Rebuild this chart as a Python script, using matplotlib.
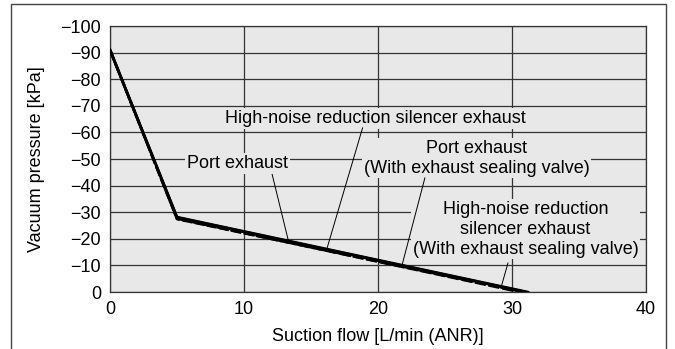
import matplotlib.pyplot as plt
from matplotlib.patches import Rectangle

plt.rcParams['font.family'] = ['Liberation Sans', 'DejaVu Sans']

# suction flow [L/min (ANR)] vs vacuum pressure [kPa]
flow_port = [0, 5, 31.0]
vac_port = [-91, -28, 0]
flow_silencer = [0, 5, 30.6]
vac_silencer = [-91, -27.6, 0]
flow_port_valve = [0, 5, 31.2]
vac_port_valve = [-91, -28.2, 0]
flow_silencer_valve = [0, 5, 30.8]
vac_silencer_valve = [-91, -27.4, 0]

labels = ['Port exhaust',
          'High-noise reduction silencer exhaust',
          'Port exhaust\n(With exhaust sealing valve)',
          'High-noise reduction\nsilencer exhaust\n(With exhaust sealing valve)']
label_x = [9.5, 19.8, 27.35, 31.0]
label_y = [-48.3, -65.2, -50.3, -23.6]
# leader lines: (x0, y0) at label, (x1, y1) on the curve
lead_x0 = [12.1, 18.85, 23.5, 29.7]
lead_y0 = [-44.2, -61.7, -42.9, -10.9]
lead_x1 = [13.3, 16.2, 21.8, 29.2]
lead_y1 = [-19.5, -16.5, -10.2, -2.0]

xticks = [0, 10, 20, 30, 40]
yticks = list(range(0, -101, -10))

fig = plt.figure(figsize=(6.75, 3.49), dpi=100)
ax = fig.add_axes([0.163, 0.1633, 0.794, 0.7622])
bg = '#e8e8e8'
ax.set_facecolor(bg)

ax.plot(flow_port, vac_port, color='black', lw=2.0, zorder=4)
ax.plot(flow_silencer, vac_silencer, color='black', lw=2.0, ls=(0, (4, 1)), zorder=4)
ax.plot(flow_port_valve, vac_port_valve, color='black', lw=1.8, zorder=4)
ax.plot(flow_silencer_valve, vac_silencer_valve, color='black', lw=1.8, ls=(0, (4, 1)), zorder=4)

for i in range(len(labels)):
    ax.plot([lead_x0[i], lead_x1[i]], [lead_y0[i], lead_y1[i]],
            color='black', lw=0.7, zorder=4)
    ax.text(label_x[i], label_y[i], labels[i], ha='center', va='center',
            fontsize=13, linespacing=1.22, zorder=3,
            bbox=dict(boxstyle='square,pad=0.1', facecolor=bg, edgecolor='none'))

ax.set_xlim(0, 40)
ax.set_ylim(0, -100)
ax.set_xticks(xticks)
ax.set_yticks(yticks)
ax.tick_params(length=0, labelsize=13, pad=6.5)
ax.set_axisbelow(True)
ax.grid(True, color='#333333', lw=0.9)
for s in ax.spines.values():
    s.set_color('#333333')
    s.set_linewidth(0.9)

ax.set_xlabel('Suction flow [L/min (ANR)]', fontsize=13, labelpad=7)
ax.set_ylabel('Vacuum pressure [kPa]', fontsize=13, labelpad=11)

# frame round the whole figure
fig.patches.append(Rectangle((11 / 675, -0.1), 655 / 675, 1.1 - 4 / 349,
                             transform=fig.transFigure, fill=False,
                             edgecolor='#444444', lw=1.0))

fig.savefig('out.png', dpi=100)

_ _ _ _ _ _ _

- Written request:
Leave out the pictures and repeat the lines from the start of the material through the line with "plt.rcParams['font.family'] = ['Liberation", inclusive.

- Output:
Rebuild this chart as a Python script, using matplotlib.
import matplotlib.pyplot as plt
from matplotlib.patches import Rectangle

plt.rcParams['font.family'] = ['Liberation Sans', 'DejaVu Sans']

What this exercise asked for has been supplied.